The distance function is defined as
$d\left ( x,y \right )=\left | x-y \right |= \begin{cases} x-y, &\text{if }x\geq y \\ y-x,&\text{otherwise} \end{cases}$
For $d\left ( x,y \right )$ to be a metric, it must be non-negative, symmetric and satisfy the triangle inequality.
I'm unable to show that it satisfies the triangle inequality on R.
Help is appreciated.
Thanks in advance.
We will show the missing property i. e. the triangular inequality : $d(x,z)+d(z,y)\geq d(x,y)$.

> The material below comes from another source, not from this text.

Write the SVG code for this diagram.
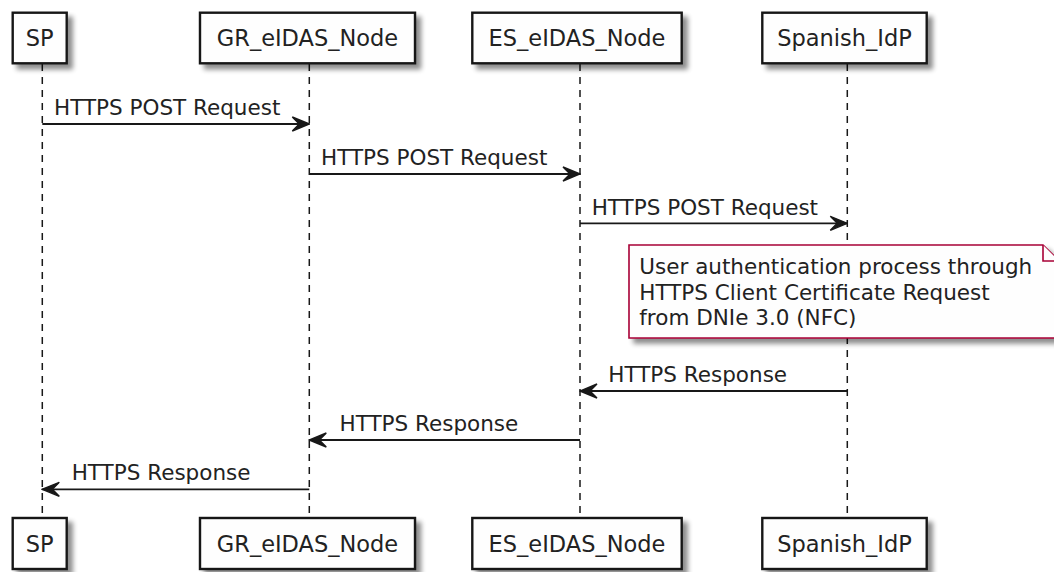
<svg xmlns="http://www.w3.org/2000/svg" width="1054" height="572" viewBox="0 0 1054 572">
  <defs>
    <filter id="shadow" x="-10%" y="-10%" width="130%" height="140%">
      <feGaussianBlur in="SourceAlpha" stdDeviation="2.5" result="blur"/>
      <feOffset in="blur" dx="5" dy="5" result="off"/>
      <feComponentTransfer in="off" result="soft">
        <feFuncA type="linear" slope="0.45"/>
      </feComponentTransfer>
      <feMerge>
        <feMergeNode in="soft"/>
        <feMergeNode in="SourceGraphic"/>
      </feMerge>
    </filter>
    <marker id="head" viewBox="0 0 20 16" refX="19" refY="8" markerWidth="20" markerHeight="16" markerUnits="userSpaceOnUse" orient="auto">
      <polygon points="19,8 2,1 9,8 2,15" fill="#181818" stroke="#181818" stroke-width="1.4" stroke-linejoin="miter"/>
    </marker>
  </defs>
  <style>
    .box { fill: #FEFEFE; stroke: #181818; stroke-width: 2.4; }
    .plabel { font-family: "DejaVu Sans", Verdana, sans-serif; font-size: 22.5px; fill: #222; text-anchor: middle; }
    .life { stroke: #181818; stroke-width: 1.5; stroke-dasharray: 7 6; fill: none; }
    .msg { stroke: #181818; stroke-width: 1.8; fill: none; marker-end: url(#head); }
    .mlabel { font-family: "DejaVu Sans", Verdana, sans-serif; font-size: 21.5px; fill: #222; }
    .note { fill: #FEFEFE; stroke: #A80036; stroke-width: 1.6; }
  </style>

  <!-- lifelines -->
  <g id="lifelines">
    <line class="life" x1="42.3" y1="64" x2="42.3" y2="518"/>
    <line class="life" x1="309.3" y1="64" x2="309.3" y2="518"/>
    <line class="life" x1="580" y1="64" x2="580" y2="518"/>
    <line class="life" x1="847.3" y1="64" x2="847.3" y2="518"/>
  </g>

  <!-- participants, top row -->
  <g id="sp-top">
    <rect class="box" x="12.7" y="12.7" width="54" height="50.6" filter="url(#shadow)"/>
    <text class="plabel" x="39.7" y="46">SP</text>
  </g>
  <g id="gr-top">
    <rect class="box" x="200" y="12.7" width="215" height="50.6" filter="url(#shadow)"/>
    <text class="plabel" x="307.5" y="46">GR_eIDAS_Node</text>
  </g>
  <g id="es-top">
    <rect class="box" x="472.3" y="12.7" width="209.4" height="50.6" filter="url(#shadow)"/>
    <text class="plabel" x="577" y="46">ES_eIDAS_Node</text>
  </g>
  <g id="idp-top">
    <rect class="box" x="762.3" y="12.7" width="164.4" height="50.6" filter="url(#shadow)"/>
    <text class="plabel" x="844.5" y="46">Spanish_IdP</text>
  </g>

  <!-- participants, bottom row -->
  <g id="sp-bottom">
    <rect class="box" x="12.7" y="518" width="54" height="51" filter="url(#shadow)"/>
    <text class="plabel" x="39.7" y="551.5">SP</text>
  </g>
  <g id="gr-bottom">
    <rect class="box" x="200" y="518" width="215" height="51" filter="url(#shadow)"/>
    <text class="plabel" x="307.5" y="551.5">GR_eIDAS_Node</text>
  </g>
  <g id="es-bottom">
    <rect class="box" x="472.3" y="518" width="209.4" height="51" filter="url(#shadow)"/>
    <text class="plabel" x="577" y="551.5">ES_eIDAS_Node</text>
  </g>
  <g id="idp-bottom">
    <rect class="box" x="762.3" y="518" width="164.4" height="51" filter="url(#shadow)"/>
    <text class="plabel" x="844.5" y="551.5">Spanish_IdP</text>
  </g>

  <!-- messages -->
  <g id="connectors">
    <line class="msg" x1="42.3" y1="124" x2="309.3" y2="124"/>
    <text class="mlabel" x="54" y="115">HTTPS POST Request</text>

    <line class="msg" x1="309.3" y1="174" x2="580" y2="174"/>
    <text class="mlabel" x="321" y="165">HTTPS POST Request</text>

    <line class="msg" x1="580" y1="223.3" x2="847.3" y2="223.3"/>
    <text class="mlabel" x="591.7" y="214.5">HTTPS POST Request</text>

    <line class="msg" x1="847.3" y1="391" x2="580" y2="391"/>
    <text class="mlabel" x="608.3" y="381.7">HTTPS Response</text>

    <line class="msg" x1="580" y1="440" x2="309.3" y2="440"/>
    <text class="mlabel" x="339.5" y="430.5">HTTPS Response</text>

    <line class="msg" x1="309.3" y1="489.3" x2="42.3" y2="489.3"/>
    <text class="mlabel" x="71.7" y="479.5">HTTPS Response</text>
  </g>

  <!-- note over the identity provider -->
  <g id="note">
    <path class="note" d="M629,245 H1043 L1059,261 V338 H629 Z" filter="url(#shadow)"/>
    <path class="note" d="M1043,245 V261 H1059" fill="none"/>
    <text class="mlabel" x="639.3" y="274.3">User authentication process through</text>
    <text class="mlabel" x="639.3" y="300">HTTPS Client Certificate Request</text>
    <text class="mlabel" x="639.3" y="325.3">from DNIe 3.0 (NFC)</text>
  </g>
</svg>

By symmetry assume that $y\leq x$ and consider three separate cases $z<y$, $y\leq z\leq x$, and $x<z$.
i) if $z<y$ then $$d(x,z)+d(z,y)=x-z+y-z\geq d(x,y)=x-y \Leftrightarrow 2y\geq 2z \quad\mbox{which holds};$$
ii) if $y\leq z\leq x$ then $$d(x,z)+d(z,y)=x-z+z-y\geq d(x,y)=x-y \quad\mbox{which holds};$$
iii) if $x<z$ then $$d(x,z)+d(z,y)=z-x+z-y\geq d(x,y)=x-y \Leftrightarrow 2z\geq 2x \quad\mbox{which holds}.$$